«Prigojine est déjà en train de voyager en avion. Oui, en effet, il est au Bélarus aujourd’hui», a annoncé mardi le président bélarusse Alexandre Loukachenko, dans une déclaration ambiguë rapportée par l’agence de presse officielle Belta. Des médias bélarusses ont rapporté qu’un jet privé appartenant à M. Prigojine avait atterri à Minsk mardi matin.
Le patron de Wagner s’était volatilisé depuis l’annonce de la fin de sa rébellion samedi soir, après 24 heures de chaos qui ont vu ses hommes s’emparer de bases militaires et marcher sur Moscou, avant de faire soudain volte-face. Si l’onde de choc de la révolte reste à mesurer, le Kremlin a d’ores et déjà nié que le président russe soit sorti affaibli de cette crise, pourtant la pire en plus de deux décennies de règne.
M. Poutine a remercié mardi les militaires qui ont, selon lui, empêché une «guerre civile». «Vous vous êtes opposés à ces troubles dont le résultat aurait inévitablement été le chaos», a- t-il salué lors d’une cérémonie dans l’enceinte du Kremlin. Il a ensuite fait observer une minute de silence en hommage à des pilotes de l’armée tués par les mutins alors qu’ils «accomplissaient leur devoir avec honneur».
Désarmer Wagner
Plus tôt, le ministère russe de la Défense, bête noire du groupe Wagner, avait annoncé que «des préparatifs (étaient) en cours pour le transfert des équipements militaires lourds de Wagner aux unités actives des forces armées» régulières. Une telle mesure semble destinée à neutraliser le groupe paramilitaire, qui était jusque-là chargé d’accomplir les basses œuvres du Kremlin en Ukraine, en Syrie et dans plusieurs pays d’Afrique.

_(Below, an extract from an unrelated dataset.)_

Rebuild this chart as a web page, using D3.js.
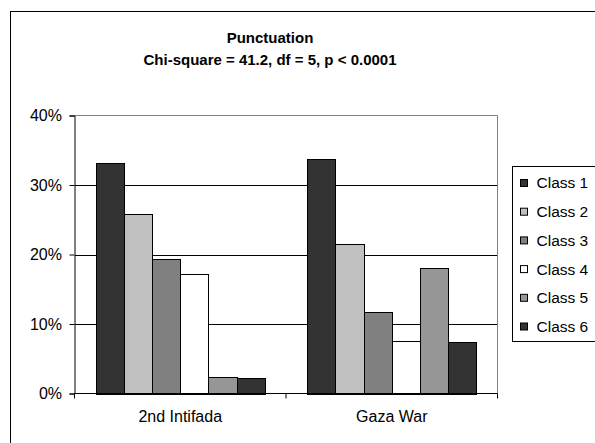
<!DOCTYPE html>
<meta charset="utf-8">
<style>

body {
  margin: 0;
  font-family: 'Liberation Sans', Arial, sans-serif;
  background: #fff;
}

svg {
  display: block;
}

.grid line {
  stroke: #000;
  stroke-width: 1px;
  shape-rendering: crispEdges;
}

.bar {
  stroke: #000;
  stroke-width: 1px;
  shape-rendering: crispEdges;
}

</style>
<body>

<script src="https://cdn.jsdelivr.net/npm/d3@7"></script>
<script>

var categories = ["2nd Intifada", "Gaza War"];
var classes = ["Class 1", "Class 2", "Class 3", "Class 4", "Class 5", "Class 6"];
var intifada = [0.332, 0.258, 0.194, 0.172, 0.024, 0.022];
var gazaWar = [0.337, 0.215, 0.117, 0.075, 0.181, 0.074];
var yTicks = [0, 0.1, 0.2, 0.3, 0.4];
var titleLines = ["Punctuation", "Chi-square = 41.2, df = 5, p < 0.0001"];

var colors = ["#333333", "#c0c0c0", "#808080", "#ffffff", "#969696", "#333333"];

var width = 595,
    height = 443;

var plot = {left: 74.5, right: 497.5, top: 115.5, bottom: 393.5};

var svg = d3.select("body")
    .append("svg")
    .attr("width", width)
    .attr("height", height);

// outer chart frame (runs off the right and bottom edge)
svg.append("rect")
    .attr("x", 10.5)
    .attr("y", 11.5)
    .attr("width", 620)
    .attr("height", 460)
    .attr("fill", "#fff")
    .attr("stroke", "#000");

// title
svg.append("g")
    .selectAll("text")
    .data(titleLines)
    .enter().append("text")
    .attr("x", 270)
    .attr("y", function(d, i) { return 43 + i * 22; })
    .attr("text-anchor", "middle")
    .attr("font-weight", "bold")
    .attr("font-size", "15px")
    .text(function(d) { return d; });

var y = d3.scaleLinear()
    .domain([0, 0.4])
    .range([plot.bottom, plot.top]);

var x0 = d3.scaleBand()
    .domain(categories)
    .range([plot.left, plot.right])
    .padding(0);

var x1 = d3.scaleBand()
    .domain(classes)
    .range([0, x0.bandwidth()])
    .paddingInner(0)
    .paddingOuter(0.75);

// gridlines
svg.append("g")
    .attr("class", "grid")
    .selectAll("line")
    .data(yTicks.filter(function(d) { return d > 0 && d < 0.4; }))
    .enter().append("line")
    .attr("x1", plot.left)
    .attr("x2", plot.right)
    .attr("y1", function(d) { return Math.round(y(d)) + 0.5; })
    .attr("y2", function(d) { return Math.round(y(d)) + 0.5; });

// plot area border top/right in gray
svg.append("path")
    .attr("d", "M" + plot.left + "," + plot.top + "H" + plot.right + "V" + plot.bottom)
    .attr("fill", "none")
    .attr("stroke", "#808080");

var rows = [intifada, gazaWar];
var data = [];
categories.forEach(function(c, ci) {
    classes.forEach(function(k, ki) {
        data.push({cat: c, cls: k, idx: ki, value: rows[ci][ki]});
    });
});

svg.append("g")
    .selectAll("rect")
    .data(data)
    .enter().append("rect")
    .attr("class", "bar")
    .attr("x", function(d) { return Math.round(x0(d.cat) + x1(d.cls)) + 0.5; })
    .attr("width", function(d) {
        var a = Math.round(x0(d.cat) + x1(d.cls));
        var b = Math.round(x0(d.cat) + x1(d.cls) + x1.bandwidth());
        return b - a;
    })
    .attr("y", function(d) { return Math.round(y(d.value)) + 0.5; })
    .attr("height", function(d) { return Math.round(y(0)) - Math.round(y(d.value)); })
    .attr("fill", function(d) { return colors[d.idx]; });

// y axis
var yAxis = d3.axisLeft(y)
    .tickValues(yTicks)
    .tickFormat(d3.format(".0%"))
    .tickSize(5)
    .tickPadding(7.5);

var gy = svg.append("g")
    .attr("transform", "translate(" + plot.left + ",0)")
    .call(yAxis);
gy.select(".domain").attr("stroke", "#000");
gy.selectAll("text")
    .attr("font-family", "'Liberation Sans', Arial, sans-serif")
    .attr("font-size", "16px")
    .attr("fill", "#000");

// x axis with ticks between categories
var gx = svg.append("g")
    .attr("transform", "translate(0," + plot.bottom + ")");
gx.append("line")
    .attr("x1", plot.left)
    .attr("x2", plot.right)
    .attr("stroke", "#000");
gx.selectAll("line.tick")
    .data([plot.left, x0(categories[1]), plot.right])
    .enter().append("line")
    .attr("class", "tick")
    .attr("x1", function(d) { return d; })
    .attr("x2", function(d) { return d; })
    .attr("y1", 0)
    .attr("y2", 5)
    .attr("stroke", "#000");
gx.selectAll("text")
    .data(categories)
    .enter().append("text")
    .attr("x", function(d) { return x0(d) + x0.bandwidth() / 2; })
    .attr("y", 28)
    .attr("text-anchor", "middle")
    .attr("font-size", "16px")
    .text(function(d) { return d; });

// legend
var legend = svg.append("g")
    .attr("transform", "translate(512.5,166.5)");
legend.append("rect")
    .attr("width", 120)
    .attr("height", 175)
    .attr("fill", "#fff")
    .attr("stroke", "#000");
var item = legend.selectAll("g.item")
    .data(classes)
    .enter().append("g")
    .attr("class", "item")
    .attr("transform", function(d, i) { return "translate(0," + (16.5 + i * 28.7) + ")"; });
item.append("rect")
    .attr("x", 8)
    .attr("y", -3.5)
    .attr("width", 7)
    .attr("height", 7)
    .attr("fill", function(d, i) { return colors[i]; })
    .attr("stroke", "#000");
item.append("text")
    .attr("x", 24)
    .attr("dy", "0.35em")
    .attr("font-size", "15.5px")
    .text(function(d) { return d; });

</script>

</body>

Alors que les autorités russes niaient autrefois tout lien avec Wagner, M. Poutine a reconnu mardi que l’Etat avait «complètement financé» cette armée privée, lui versant près d’un milliard d’euros au cours de l’année écoulée. Lundi soir, le président russe avait dénoncé une «trahison» de M. Prigojine, tout en assurant que les membres de Wagner pouvaient intégrer l’armée régulière ou se rendre au Bélarus, dont le dirigeant a servi de médiateur pour stopper la crise.
Critiquant implicitement M. Poutine, M. Loukachenko a estimé que la rébellion était le résultat d’une mauvaise gestion des rivalités entre Wagner et l’armée russe qui n’ont cessé de croître depuis le début du conflit en Ukraine. Le dirigeant bélarusse a aussi assuré avoir déconseillé à M. Poutine de «buter» M. Prigojine, et estimé que le Bélarus pourrait profiter de l’«expérience» des combattants de Wagner qui viendront s’y réfugier.
Le secrétaire général de l’Otan, Jens Stoltenberg, a mis en garde Moscou et Minsk contre toute «menace» qu’engendrerait la présence du patron de Wagner au Bélarus, frontalier avec la Pologne, la Lituanie et la Lettonie, trois pays membres de l’alliance.
«Nous avons envoyé un message clair à Moscou et à Minsk: l’Otan est là pour protéger chaque allié et chaque parcelle du territoire de l’Otan», a-t-il affirmé à La Haye après un dîner avec sept chefs d’Etat ou de gouvernement des pays de l’alliance. «Il n’y a donc aucune place pour un malentendu à Moscou ou à Minsk quant à notre capacité à défendre les alliés contre toute menace potentielle».
Abandon des poursuites
Dans un message audio diffusé lundi, M. Prigojine s’était défendu d’avoir tenté de «renverser le pouvoir», affirmant seulement vouloir «sauver» son groupe menacé d’être absorbé par l’armée régulière. Signe en tout cas qu’un accord a bien été trouvé avec le Kremlin, les services de sécurité (FSB) ont annoncé l’abandon des poursuites contre Wagner pour «mutinerie armée».
Cette mansuétude contraste avec l’implacable répression visant opposants et anonymes dénonçant l’offensive militaire en Ukraine. Certains analystes estiment que cette crise pourrait affaiblir les forces russes en Ukraine et profiter à Kiev dans sa contre-offensive. Le Pentagone a annoncé mardi une nouvelle tranche d’aide militaire de 500 millions de dollars à l’Ukraine, comprenant notamment des défenses antiaériennes et des véhicules blindés.